This is a good time to think about long-term investment savings and planning by taking advantage of the opportunities in the Tax Free Savings Accounts (TFSA) and Registered Retirement Savings Plans (RRSP).

TAX-FREE SAVINGS ACCOUNTS (TFSA)

  • Neither income earned within a TFSA nor withdrawals from it will affect eligibility for federal tax credits or income-tested benefits, such as Old Age Security.
  • Up to $5,500.00 can be invested in your TFSA this year.
  • The current lifetime contribution limit is $52,000 per person as of January 2017
  • There is no deadline for contributions and savings can grow and be withdrawn any time tax-free.
  • Eligible investments include GICs, bonds, exchange traded funds, mutual funds, stocks.
  • Can be used as an emergency savings account for big expenditures like a car or home.

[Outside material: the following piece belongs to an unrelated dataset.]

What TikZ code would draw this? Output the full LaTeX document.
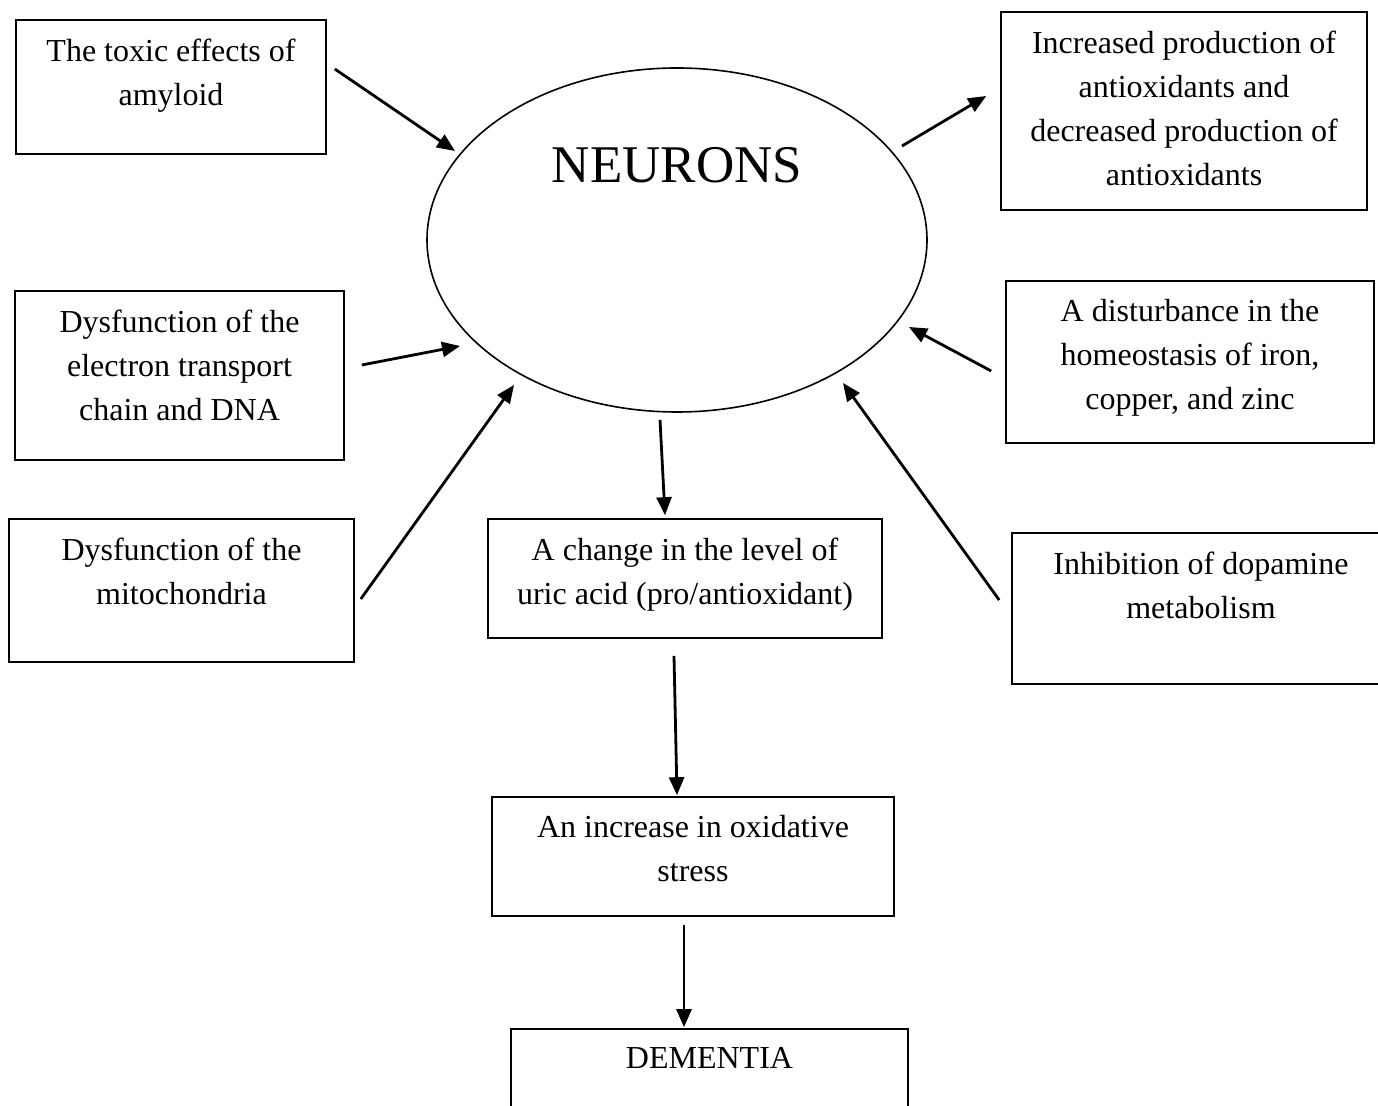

REGISTERED RETIREMENT SAVINGS PLANS (RRSP)

  • Your contribution limit for the current year is listed on your Notice of Assessment from the Canada Revenue Agency for the previous year.
  • The RRSP contribution limit is equal to 18% of earned income in the previous year minus an individual’s pension adjustment, up to an annual limit.
  • Eligible investments include GICs, bonds, exchange traded funds, mutual funds and stocks.
  • The deadline for the 2017 RRSP contributions is March 1, 2018.